■ **PROBLEM TO WORK ON**: Each record below is to be copied word for word, with pictures removed.

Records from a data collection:
------------------------------------
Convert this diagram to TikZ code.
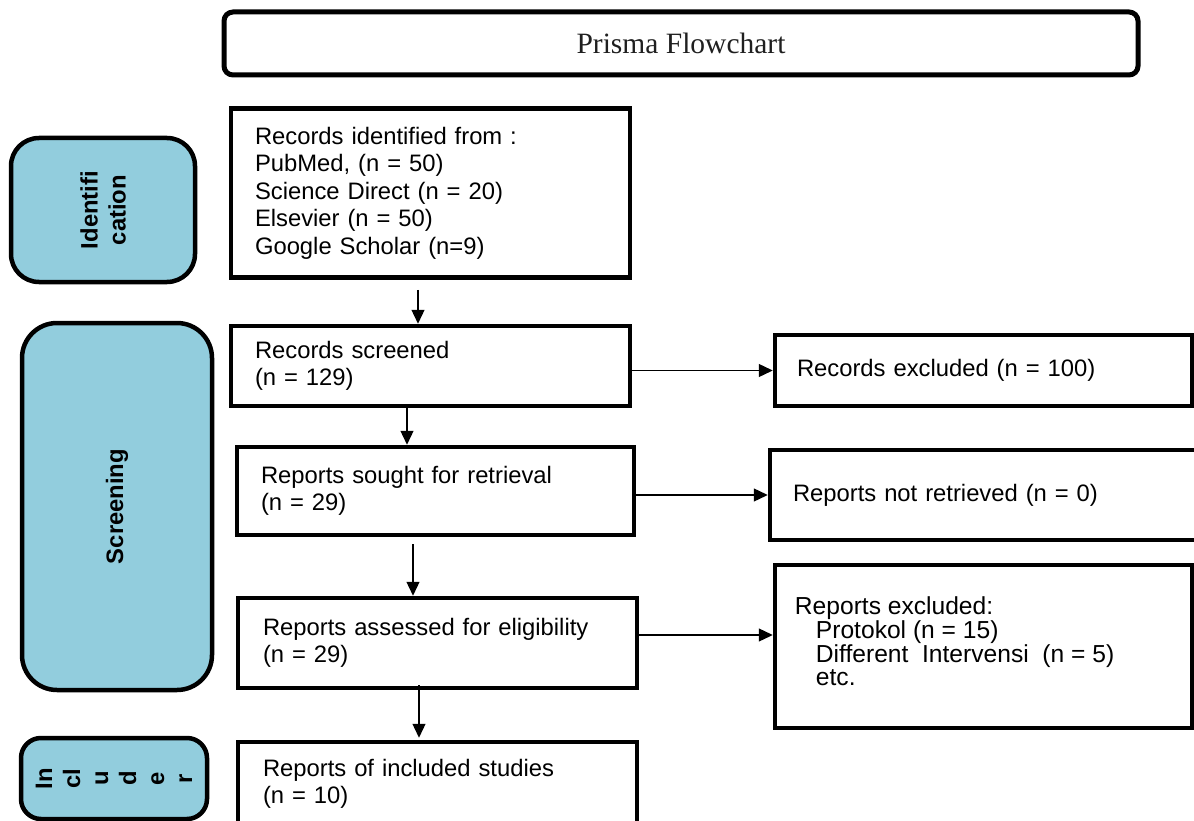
\documentclass[tikz,border=0pt]{standalone}
\usepackage{fontspec}
\setmainfont{Liberation Sans}
\newfontfamily\titlefont{Liberation Serif}
\usetikzlibrary{arrows.meta}
\definecolor{sideblue}{RGB}{146,205,221}
\begin{document}
\begin{tikzpicture}[x=1pt,y=-1pt,
  box/.style={draw, line width=4.5pt, rectangle, align=left, anchor=center,
    font=\fontsize{23.8}{27.5}\selectfont},
  side/.style={draw, line width=4.5pt, fill=sideblue, align=center, anchor=center,
    font=\fontsize{23.8}{28}\selectfont\bfseries},
  arr/.style={line width=1.3pt, -{Triangle[length=14pt,width=13pt]}}]
\useasboundingbox (0,0) rectangle (1194,821);
% title
\node[draw, line width=5pt, rounded corners=9pt, minimum width=914pt, minimum height=63pt,
  font=\titlefont\fontsize{29.5}{34}\selectfont, text=black!88] (title) at (681,43.5) {Prisma Flowchart};
% side labels
\node[side, rotate=90, rounded corners=28pt, minimum width=144pt, minimum height=184pt] (ident) at (103,210) {Identifi\\cation};
\node[side, rotate=90, rounded corners=35pt, minimum width=367pt, minimum height=190pt] (screen) at (117,506.5) {Screening};
\node[side, rotate=90, rounded corners=20pt, minimum width=81pt, minimum height=186pt] (incl) at (114,778.5) {In\\cl\\u\\d\\e\\r};
% main column
\node[box, minimum height=169pt, text width=351pt, inner xsep=24pt] (rid) at (430.5,193)
  {Records identified from :\\PubMed, (n = 50)\\Science Direct (n = 20)\\Elsevier (n = 50)\\Google Scholar (n=9)};
\node[box, minimum height=80pt, text width=351pt, inner xsep=24pt] (rsc) at (430.5,366)
  {Records screened\\(n = 129)};
\node[box, minimum height=88pt, text width=349pt, inner xsep=24pt] (rsr) at (435.5,491)
  {Reports sought for retrieval\\(n = 29)};
\node[box, minimum height=90pt, text width=349pt, inner xsep=25pt] (ras) at (437.5,643)
  {Reports assessed for eligibility\\(n = 29)};
\node[box, minimum height=84pt, text width=349pt, inner xsep=25pt] (rinc) at (437.5,784)
  {Reports of included studies\\(n = 10)};
% right column
\node[box, minimum height=71pt, text width=373pt, inner xsep=22pt] (rex) at (983.5,370.5)
  {Records excluded (n = 100)};
\node[box, minimum height=90pt, text width=394pt, inner xsep=23pt] (rnr) at (990,495)
  {Reports not retrieved (n = 0)};
\node[draw, line width=4.5pt, minimum width=417pt, minimum height=163pt] (rexl) at (983.5,646.5) {};
\node[align=left, anchor=west, inner sep=0pt, font=\fontsize{24.6}{23.8}\selectfont] (rexltxt)
  at ([xshift=22pt,yshift=5pt]rexl.west)
  {Reports excluded:\\\hspace*{21pt}Protokol (n = 15)\\\hspace*{21pt}Different\ \ Intervensi\ \ (n = 5)\\\hspace*{21pt}etc.};
% vertical arrows
\draw[arr] ([xshift=-12.5pt,yshift=-10pt]rid.south) -- ([xshift=-12.5pt]rsc.north);
\draw[arr] ([xshift=-23.5pt]rsc.south) -- ([xshift=-28.5pt]rsr.north);
\draw[arr] ([xshift=-22.5pt,yshift=-7pt]rsr.south) -- ([xshift=-24.5pt]ras.north);
\draw[arr] ([xshift=-18.5pt,yshift=5pt]ras.south) -- ([xshift=-18.5pt,yshift=2pt]rinc.north);
% horizontal arrows
\draw[arr] (rsc.east |- rex.west) -- (rex.west);
\draw[arr] (rsr.east |- rnr.west) -- (rnr.west);
\draw[arr] ([yshift=8pt]ras.east) -- ([yshift=8pt]ras.east -| rexl.west);
\end{tikzpicture}
\end{document}
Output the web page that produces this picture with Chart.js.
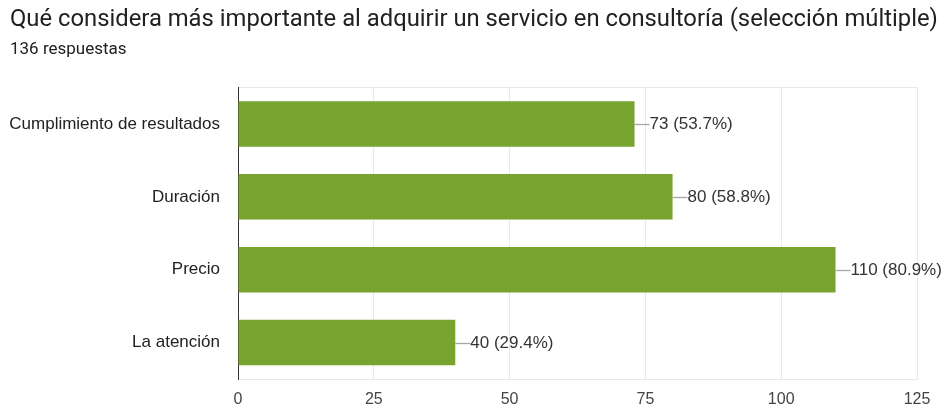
------------------------------------
■ **THE RESULT**:
Convert this diagram to TikZ code.
\documentclass[tikz,border=0pt]{standalone}
\usepackage{fontspec}
\setmainfont{Liberation Sans}
\newfontfamily\titlefont{Liberation Serif}
\usetikzlibrary{arrows.meta}
\definecolor{sideblue}{RGB}{146,205,221}
\begin{document}
\begin{tikzpicture}[x=1pt,y=-1pt,
  box/.style={draw, line width=4.5pt, rectangle, align=left, anchor=center,
    font=\fontsize{23.8}{27.5}\selectfont},
  side/.style={draw, line width=4.5pt, fill=sideblue, align=center, anchor=center,
    font=\fontsize{23.8}{28}\selectfont\bfseries},
  arr/.style={line width=1.3pt, -{Triangle[length=14pt,width=13pt]}}]
\useasboundingbox (0,0) rectangle (1194,821);
% title
\node[draw, line width=5pt, rounded corners=9pt, minimum width=914pt, minimum height=63pt,
  font=\titlefont\fontsize{29.5}{34}\selectfont, text=black!88] (title) at (681,43.5) {Prisma Flowchart};
% side labels
\node[side, rotate=90, rounded corners=28pt, minimum width=144pt, minimum height=184pt] (ident) at (103,210) {Identifi\\cation};
\node[side, rotate=90, rounded corners=35pt, minimum width=367pt, minimum height=190pt] (screen) at (117,506.5) {Screening};
\node[side, rotate=90, rounded corners=20pt, minimum width=81pt, minimum height=186pt] (incl) at (114,778.5) {In\\cl\\u\\d\\e\\r};
% main column
\node[box, minimum height=169pt, text width=351pt, inner xsep=24pt] (rid) at (430.5,193)
  {Records identified from :\\PubMed, (n = 50)\\Science Direct (n = 20)\\Elsevier (n = 50)\\Google Scholar (n=9)};
\node[box, minimum height=80pt, text width=351pt, inner xsep=24pt] (rsc) at (430.5,366)
  {Records screened\\(n = 129)};
\node[box, minimum height=88pt, text width=349pt, inner xsep=24pt] (rsr) at (435.5,491)
  {Reports sought for retrieval\\(n = 29)};
\node[box, minimum height=90pt, text width=349pt, inner xsep=25pt] (ras) at (437.5,643)
  {Reports assessed for eligibility\\(n = 29)};
\node[box, minimum height=84pt, text width=349pt, inner xsep=25pt] (rinc) at (437.5,784)
  {Reports of included studies\\(n = 10)};
% right column
\node[box, minimum height=71pt, text width=373pt, inner xsep=22pt] (rex) at (983.5,370.5)
  {Records excluded (n = 100)};
\node[box, minimum height=90pt, text width=394pt, inner xsep=23pt] (rnr) at (990,495)
  {Reports not retrieved (n = 0)};
\node[draw, line width=4.5pt, minimum width=417pt, minimum height=163pt] (rexl) at (983.5,646.5) {};
\node[align=left, anchor=west, inner sep=0pt, font=\fontsize{24.6}{23.8}\selectfont] (rexltxt)
  at ([xshift=22pt,yshift=5pt]rexl.west)
  {Reports excluded:\\\hspace*{21pt}Protokol (n = 15)\\\hspace*{21pt}Different\ \ Intervensi\ \ (n = 5)\\\hspace*{21pt}etc.};
% vertical arrows
\draw[arr] ([xshift=-12.5pt,yshift=-10pt]rid.south) -- ([xshift=-12.5pt]rsc.north);
\draw[arr] ([xshift=-23.5pt]rsc.south) -- ([xshift=-28.5pt]rsr.north);
\draw[arr] ([xshift=-22.5pt,yshift=-7pt]rsr.south) -- ([xshift=-24.5pt]ras.north);
\draw[arr] ([xshift=-18.5pt,yshift=5pt]ras.south) -- ([xshift=-18.5pt,yshift=2pt]rinc.north);
% horizontal arrows
\draw[arr] (rsc.east |- rex.west) -- (rex.west);
\draw[arr] (rsr.east |- rnr.west) -- (rnr.west);
\draw[arr] ([yshift=8pt]ras.east) -- ([yshift=8pt]ras.east -| rexl.west);
\end{tikzpicture}
\end{document}
Output the web page that produces this picture with Chart.js.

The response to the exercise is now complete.